Face à ces nouveaux pères, majoritairement exemplaires, ces nouvelles ex, au lieu de se préoccuper du bonheur de leurs enfants, sont plus préoccupées par des pensions alimentaires exorbitantes. Il est important que les néo-féministes comprennent qu’elles doivent faire un choix : les femmes ne peuvent pas simultanément réclamer des pensions alimentaires et des prestations compensatoires pour compenser un différentiel de salaire homme-femme, rester des femmes au foyer, et dans le même temps obtenir le même accès au marché du travail que les hommes avec les mêmes salaires. De nos jours, bien des femmes travaillent. Les femmes ne peuvent pas beurrer la tartine des deux cotés simultanément. Pour remédier à toutes ces souffrances inutiles et à cette injustice, SOS PAPA préconise fortement le principe de la résidence alternée par défaut, preuve devant être apportée au JAF par l’une ou l’autre des parties que ce mode de garde n’est pas adapté, au cas par cas.

Bien souvent, la famille mono-éduquante engendre non seulement la paupérisation du père, débiteur d’une pension alimentaire, mais encore la paupérisation des mères qui vivaient dans l’illusion de pouvoir s’en sortir plus facilement économiquement sans les pères. L’impact économique des familles mono-éduquantes se fait ressentir jusque dans la ville de Paris, qui doit multiplier ses aides en direction des parents solo, plongés de plus en plus dans une grande précarité.

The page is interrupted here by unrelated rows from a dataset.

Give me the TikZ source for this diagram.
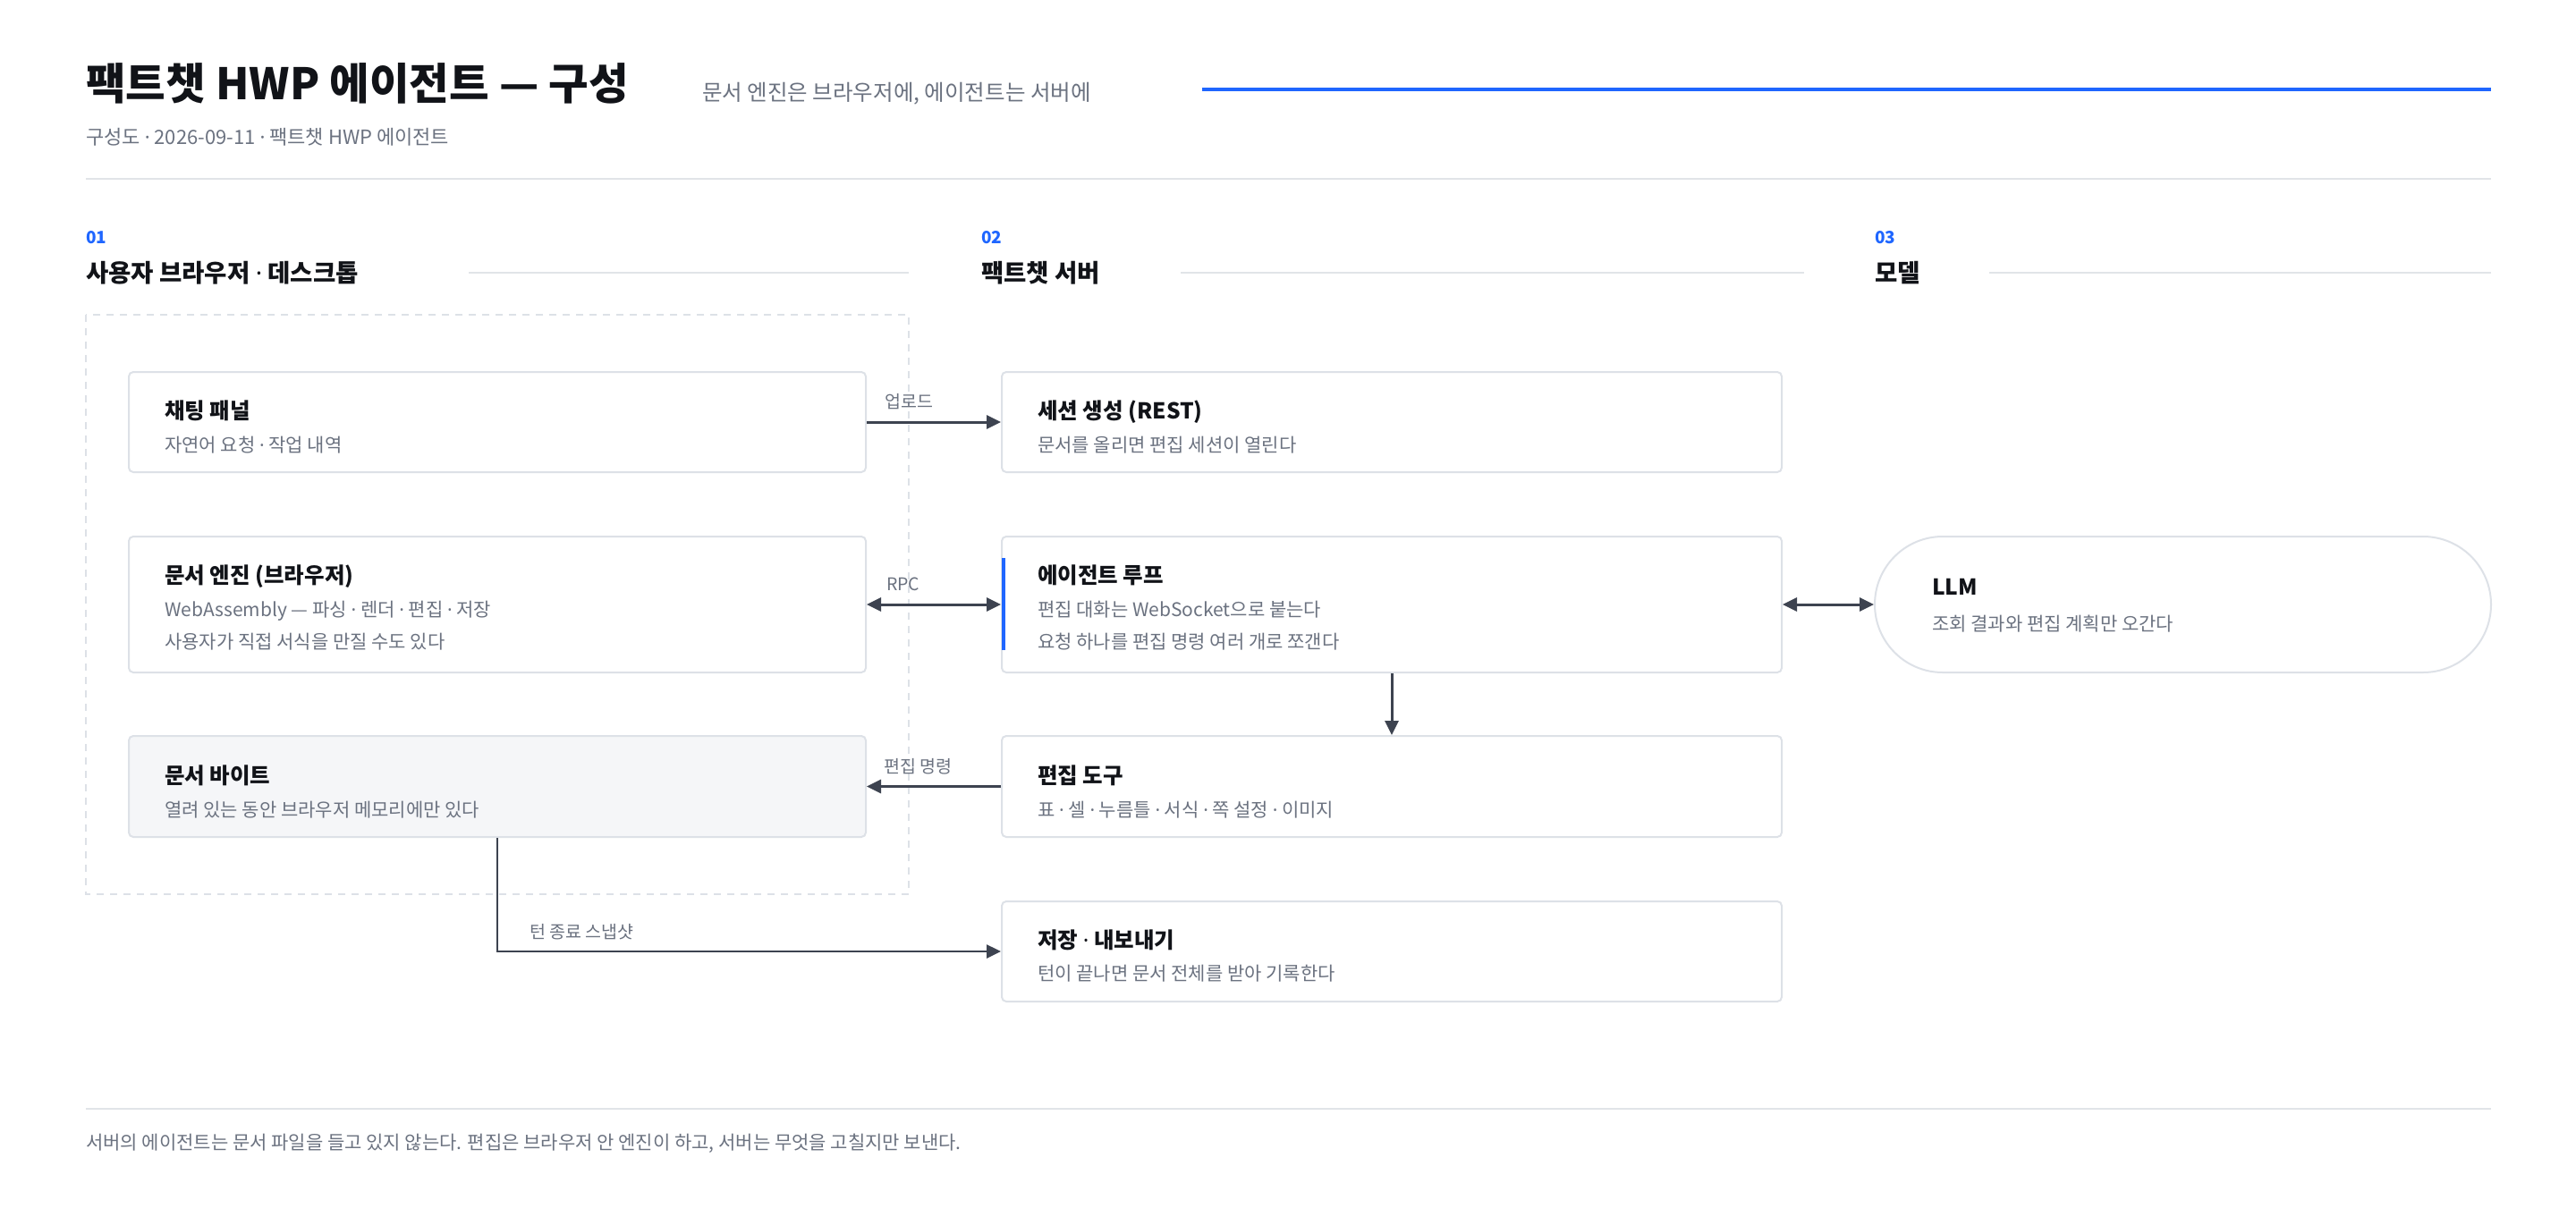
\documentclass[tikz,border=0pt]{standalone}
\usepackage{fontspec}
\setmainfont{Noto Sans CJK KR}
\newfontfamily\dotfont{Noto Sans}
\newcommand{\md}{{\dotfont ·}}
\usetikzlibrary{arrows.meta,calc}
\definecolor{ink}{HTML}{111318}
\definecolor{muted}{HTML}{6B7280}
\definecolor{accent}{HTML}{1F66FF}
\definecolor{rulec}{HTML}{E1E4E8}
\definecolor{edgec}{HTML}{DDE1E7}
\definecolor{wire}{HTML}{3D4350}
\definecolor{soft}{HTML}{F5F6F8}
\newcommand{\fsz}[1]{\fontsize{#1}{#1}\selectfont}
\tikzset{
  txt/.style={inner sep=0pt, anchor=base west},
  heading/.style={txt, text=ink, font=\fsz{48.5}\bfseries},
  tagline/.style={txt, text=muted, font=\fsz{24.5}},
  meta/.style={txt, text=muted, font=\fsz{22}},
  lanenum/.style={txt, text=accent, font=\fsz{19}\bfseries},
  lanetitle/.style={txt, text=ink, font=\fsz{27.5}\bfseries},
  cardtitle/.style={txt, text=ink, font=\fsz{24.5}\bfseries},
  cardsub/.style={txt, text=muted, font=\fsz{21}},
  wirelabel/.style={txt, text=muted, font=\fsz{19.5}},
  foot/.style={txt, text=muted, font=\fsz{21}},
  card/.style={draw=edgec, line width=2pt, fill=white, rounded corners=5pt, inner sep=0pt},
  cardA/.style={card, minimum width=824pt},
  cardB/.style={card, minimum width=872pt},
  pill/.style={draw=edgec, line width=2pt, fill=white, rounded corners=76pt, inner sep=0pt, minimum width=689pt, minimum height=152pt},
  hair/.style={draw=rulec, line width=2pt},
  flow/.style={draw=wire, line width=3pt, -{Triangle[length=16pt,width=15pt]}},
  flow2/.style={draw=wire, line width=3pt, {Triangle[length=16pt,width=15pt]}-{Triangle[length=16pt,width=15pt]}},
}
\begin{document}
\begin{tikzpicture}[x=1pt,y=-1pt]
\useasboundingbox (0,0) rectangle (2880,1360);
\fill[white] (0,0) rectangle (2880,1360);

% header
\node[heading] (title) at (96,111) {팩트챗 HWP 에이전트 — 구성};
\node[tagline] (tag) at (785,112) {문서 엔진은 브라우저에, 에이전트는 서버에};
\draw[accent, line width=4pt] (1344,100) -- (2785,100);
\node[meta] (metaline) at (96,161) {구성도 \md{} 2026-09-11 \md{} 팩트챗 HWP 에이전트};
\draw[hair] (96,200) -- (2785,200);

% lanes
\node[lanenum] (n1) at (96,272) {01};
\node[lanetitle] (l1) at (96,315) {사용자 브라우저 \md{} 데스크톱};
\draw[hair] (524,305) -- (1016,305);
\node[lanenum] (n2) at (1097,272) {02};
\node[lanetitle] (l2) at (1097,315) {팩트챗 서버};
\draw[hair] (1320,305) -- (2017,305);
\node[lanenum] (n3) at (2096,272) {03};
\node[lanetitle] (l3) at (2096,315) {모델};
\draw[hair] (2224,305) -- (2785,305);

% browser group
\draw[edgec, line width=2pt, dash pattern=on 8pt off 7pt] (96,352) rectangle (1016,1000);

% column 1 cards
\node[cardA, minimum height=112pt] (chat) at (556,472) {};
\node[cardtitle] (chatT) at (184,468) {채팅 패널};
\node[cardsub] (chatS) at (184,505) {자연어 요청 \md{} 작업 내역};

\node[cardA, minimum height=152pt] (engine) at (556,676) {};
\node[cardtitle] (engineT) at (184,652) {문서 엔진 (브라우저)};
\node[cardsub] (engineS1) at (184,689) {WebAssembly — 파싱 \md{} 렌더 \md{} 편집 \md{} 저장};
\node[cardsub] (engineS2) at (184,725) {사용자가 직접 서식을 만질 수도 있다};

\node[cardA, fill=soft, minimum height=113pt] (bytes) at (556,879.5) {};
\node[cardtitle] (bytesT) at (184,876) {문서 바이트};
\node[cardsub] (bytesS) at (184,913) {열려 있는 동안 브라우저 메모리에만 있다};

% column 2 cards
\node[cardB, minimum height=112pt] (session) at (1556,472) {};
\node[cardtitle] (sessionT) at (1160,468) {세션 생성 (REST)};
\node[cardsub] (sessionS) at (1160,505) {문서를 올리면 편집 세션이 열린다};

\node[cardB, minimum height=152pt] (agent) at (1556,676) {};
\fill[accent] (1120,624) rectangle (1124,727);
\node[cardtitle] (agentT) at (1160,652) {에이전트 루프};
\node[cardsub] (agentS1) at (1160,689) {편집 대화는 WebSocket으로 붙는다};
\node[cardsub] (agentS2) at (1160,725) {요청 하나를 편집 명령 여러 개로 쪼갠다};

\node[cardB, minimum height=113pt] (tools) at (1556,879.5) {};
\node[cardtitle] (toolsT) at (1160,876) {편집 도구};
\node[cardsub] (toolsS) at (1160,913) {표 \md{} 셀 \md{} 누름틀 \md{} 서식 \md{} 쪽 설정 \md{} 이미지};

\node[cardB, minimum height=112pt] (save) at (1556,1064) {};
\node[cardtitle] (saveT) at (1160,1060) {저장 \md{} 내보내기};
\node[cardsub] (saveS) at (1160,1096) {턴이 끝나면 문서 전체를 받아 기록한다};

% column 3
\node[pill] (llm) at (2440.5,676) {};
\node[cardtitle] (llmT) at (2160,665) {LLM};
\node[cardsub] (llmS) at (2160,705) {조회 결과와 편집 계획만 오간다};

% connectors
\draw[flow] (chat.east) -- (session.west);
\node[wirelabel] (lupload) at (989,456) {업로드};
\draw[flow2] (engine.east) -- (agent.west);
\node[wirelabel] (lrpc) at (991,660) {RPC};
\draw[flow] (tools.west) -- (bytes.east);
\node[wirelabel] (lcmd) at (988,864) {편집 명령};
\draw[flow] (agent.south) -- (tools.north);
\draw[flow2] (agent.east) -- (llm.west);
\draw[flow, line width=2.5pt] (bytes.south) |- (save.west);
\node[wirelabel] (lsnap) at (592,1049) {턴 종료 스냅샷};

% footer
\draw[hair] (96,1240) -- (2785,1240);
\node[foot] (footer) at (96,1285) {서버의 에이전트는 문서 파일을 들고 있지 않는다. 편집은 브라우저 안 엔진이 하고, 서버는 무엇을 고칠지만 보낸다.};
\end{tikzpicture}
\end{document}
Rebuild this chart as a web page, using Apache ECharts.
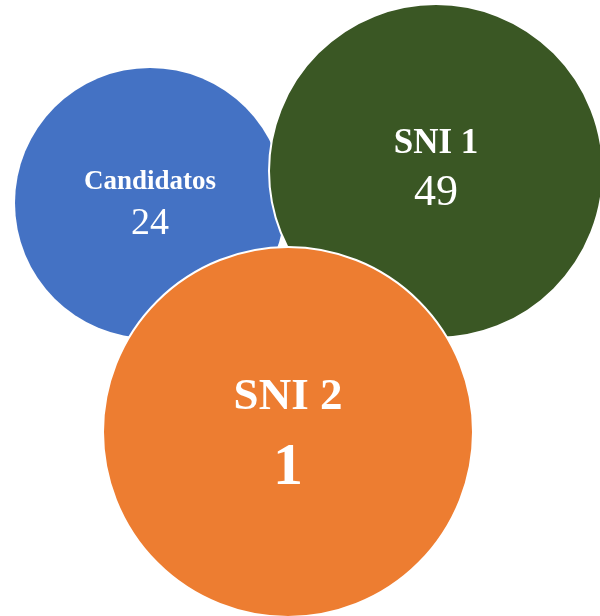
<!DOCTYPE html>
<html>
<head>
<meta charset="utf-8">
<script src="https://cdn.jsdelivr.net/npm/echarts@6/dist/echarts.min.js"></script>
<style>
  html, body { margin: 0; padding: 0; background: #ffffff; }
</style>
</head>
<body>
<div id="myCharts" style="width:600px;height:616px;"></div>
<script>
// data
var categories = ["Candidatos", "SNI 1", "SNI 2"];
var values = [24, 49, 1];

// layout of the bubbles (pixel space of the 600x616 canvas)
var layout = [
  { x: 150, y: 203, size: 270, color: "#4472C4", name: 27, value: 38, nameLh: 40, valueLh: 44, valueBold: false, offset: 1 },
  { x: 436, y: 171, size: 334, color: "#3A5724", name: 35, value: 44, nameLh: 46, valueLh: 52, valueBold: false, offset: -1 },
  { x: 288, y: 432, size: 370, color: "#ED7D31", name: 45, value: 60, nameLh: 60, valueLh: 82, valueBold: true, offset: 6 }
];

var serif = '"Liberation Serif", "Times New Roman", serif';

var seriesData = categories.map(function (c, i) {
  var l = layout[i];
  return {
    name: c,
    value: [l.x, l.y, values[i]],
    symbolSize: l.size,
    itemStyle: {
      color: l.color,
      opacity: 1,
      borderColor: "#ffffff",
      borderWidth: i === 0 ? 0 : 2
    },
    label: {
      show: true,
      position: "inside",
      offset: [0, l.offset],
      formatter: "{a|" + c + "}\n{b|" + values[i] + "}",
      rich: {
        a: { fontFamily: serif, fontWeight: "bold", fontSize: l.name, lineHeight: l.nameLh, color: "#ffffff", align: "center" },
        b: { fontFamily: serif, fontWeight: l.valueBold ? "bold" : "normal", fontSize: l.value, lineHeight: l.valueLh, color: "#ffffff", align: "center" }
      }
    }
  };
});

var myChart = echarts.init(document.getElementById("myCharts"));
var option = {
  animation: false,
  backgroundColor: "#ffffff",
  grid: { left: 0, right: 0, top: 0, bottom: 0 },
  xAxis: { type: "value", min: 0, max: 600, show: false },
  yAxis: { type: "value", min: 0, max: 616, inverse: true, show: false },
  series: [
    {
      type: "scatter",
      symbol: "circle",
      data: seriesData,
      emphasis: { disabled: true }
    }
  ]
};
myChart.setOption(option);
</script>
</body>
</html>
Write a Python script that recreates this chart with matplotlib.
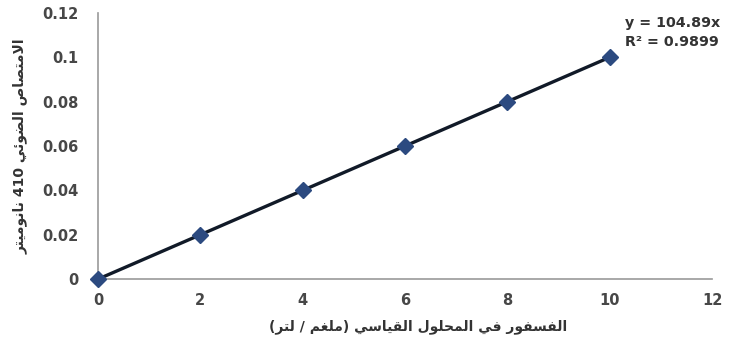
import numpy as np
import matplotlib.pyplot as plt

# standard solution data
conc = [0, 2, 4, 6, 8, 10]
absorb = [0, 0.02, 0.04, 0.06, 0.08, 0.1]
x_ticks = [0, 2, 4, 6, 8, 10, 12]
y_ticks = [0, 0.02, 0.04, 0.06, 0.08, 0.1, 0.12]
y_tick_labels = ['0', '0.02', '0.04', '0.06', '0.08', '0.1', '0.12']
eq_text = 'y = 104.89x'
r2_text = 'R² = 0.9899'
x_label = 'الفسفور في المحلول القياسي (ملغم / لتر)'
y_label = 'الامتصاص الضوئي 410 نانوميتر'

# minimal arabic shaping (matplotlib has no shaper): iso, fin, ini, med
FORMS = {
    'ا': (0xFE8D, 0xFE8E, None, None),
    'ر': (0xFEAD, 0xFEAE, None, None),
    'و': (0xFEED, 0xFEEE, None, None),
    'ت': (0xFE95, 0xFE96, 0xFE97, 0xFE98),
    'ح': (0xFEA1, 0xFEA2, 0xFEA3, 0xFEA4),
    'س': (0xFEB1, 0xFEB2, 0xFEB3, 0xFEB4),
    'ص': (0xFEB9, 0xFEBA, 0xFEBB, 0xFEBC),
    'ض': (0xFEBD, 0xFEBE, 0xFEBF, 0xFEC0),
    'غ': (0xFECD, 0xFECE, 0xFECF, 0xFED0),
    'ف': (0xFED1, 0xFED2, 0xFED3, 0xFED4),
    'ق': (0xFED5, 0xFED6, 0xFED7, 0xFED8),
    'ل': (0xFEDD, 0xFEDE, 0xFEDF, 0xFEE0),
    'م': (0xFEE1, 0xFEE2, 0xFEE3, 0xFEE4),
    'ن': (0xFEE5, 0xFEE6, 0xFEE7, 0xFEE8),
    'ي': (0xFEF1, 0xFEF2, 0xFEF3, 0xFEF4),
    'ئ': (0xFE89, 0xFE8A, 0xFE8B, 0xFE8C),
}


def dual(c):
    return c in FORMS and FORMS[c][2] is not None


def shape(s):
    out = []
    i = 0
    prev_joins = False
    while i < len(s):
        c = s[i]
        if c not in FORMS:
            out.append(c)
            prev_joins = False
            i += 1
            continue
        if c == 'ل' and i + 1 < len(s) and s[i + 1] == 'ا':
            out.append(chr(0xFEFC if prev_joins else 0xFEFB))
            prev_joins = False
            i += 2
            continue
        nxt = s[i + 1] if i + 1 < len(s) else ''
        join_next = dual(c) and nxt in FORMS
        f = FORMS[c]
        if prev_joins and join_next:
            ch = f[3]
        elif prev_joins:
            ch = f[1]
        elif join_next:
            ch = f[2]
        else:
            ch = f[0]
        out.append(chr(ch))
        prev_joins = dual(c)
        i += 1
    vis = ''.join(out)[::-1]
    vis = vis.translate(str.maketrans('()', ')('))
    # put digit runs back in reading order
    res, run = '', ''
    for ch in vis:
        if ch.isdigit():
            run += ch
        else:
            res += run[::-1] + ch
            run = ''
    return res + run[::-1]


plt.rcParams['font.family'] = ['DejaVu Sans']

fig = plt.figure(figsize=(7.29, 3.4), dpi=100)
ax = fig.add_axes([0.1344, 0.179, 0.8423, 0.783])

ax.plot(conc, absorb, color='#111a28', lw=2.4, zorder=2)
ax.plot(conc, absorb, ls='none', marker='D', ms=8, color='#2c4a80',
        mec='#2c4a80', zorder=3, clip_on=False)

ax.set_xlim(0, 12)
ax.set_ylim(0, 0.12)
ax.set_xticks(x_ticks)
ax.set_yticks(y_ticks)
ax.set_yticklabels(y_tick_labels)
ax.tick_params(length=0, labelsize=10.5, labelcolor='#474747')
ax.tick_params(axis='y', pad=14)
ax.tick_params(axis='x', pad=10)
for lab in ax.get_xticklabels() + ax.get_yticklabels():
    lab.set_fontweight('bold')

for side in ['top', 'right']:
    ax.spines[side].set_visible(False)
for side in ['left', 'bottom']:
    ax.spines[side].set_color('#999999')
    ax.spines[side].set_linewidth(1.2)

ax.text(10.3, 0.1153, eq_text, fontsize=10.3, fontweight='bold',
        color='#333333', va='center', clip_on=False)
ax.text(10.3, 0.1067, r2_text, fontsize=10.3, fontweight='bold',
        color='#333333', va='center', clip_on=False)

fig.text(0.573, 0.04, shape(x_label), ha='center', va='center',
         fontsize=10, fontweight='bold', color='#333333')
fig.text(0.028, 0.57, shape(y_label), ha='center', va='center',
         rotation=90, fontsize=10, fontweight='bold', color='#333333')

fig.savefig('out.png', dpi=100)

D’un point de vue économique, une enquête aux USA affirme que la garde et l’entretien des enfants de divorcés provoquent une baisse de productivité supérieure à celle qui dérive de l’alcool et de la drogue.

Jean-Pierre Le Goff, sociologue, précise :

« Combinés l’une avec l’autre, la précarité socioéconomique et l’effondrement de la cellule familiale produisent des effets puissants de déstructuration anthropologique [2]. »

Pour finir, je me pencherai sur la notion de parentalité, qui mérite d’être quelque peu détaillée. La parentalité est un terme d’une grande vacuité inventé par des psys vers la fin des années 70 et qui voudrait correspondre au besoin de nourrissage et d’éducation d’un enfant. Ce terme en trompe-l’œil, intraduisible dans bien d’autres langues, a été conçu pour escamoter le terme de parenté qui, en plus d’asseoir la notion des rôles des parents, englobe également la notion de filiation.

Ainsi, brutalement, depuis quarante ans, le sacro-saint principe de filiation des enfants issus de la reproduction sexuée d’un père et d’une mère pourrait-il être relégué aux oubliettes, permettant alors à n’importe quel pseudo-parent remplaçable, voire jetable, d’assumer le rôle de filiation si essentiel à l’enfant pour qu’il puisse notamment construire son identité depuis les désirs, donc de se définir par rapport à l’interdit de l’inceste. Il serait donc souhaitable de préférer au vocable de parentalité le mot plus simple de parenté. Ce terme déguisé de parentalité pourrait laisser croire que la parenté peut être cessible, ou remplaçable, ou encore vendable. Si l’on part de l’enfant au lieu des parents, les choses sont plus simples encore : tout enfant a viscéralement besoin, non seulement de connaître ses origines pour se construire, mais en plus de côtoyer et de se frotter à ses vrais parents pour être équilibré et devenir un adulte serein.


Notes

1. Risé (Claudio), Le père absent. Enquête sur la place du père dans les familles occidentales, traduction par Carlo Damiano, Paris, Rémi Perrin, 2005.

2. Le Goff (Jean-Pierre), entretien avec Frédéric Ploquin et Alexis Lacroix, Marianne, 1er juin 2010.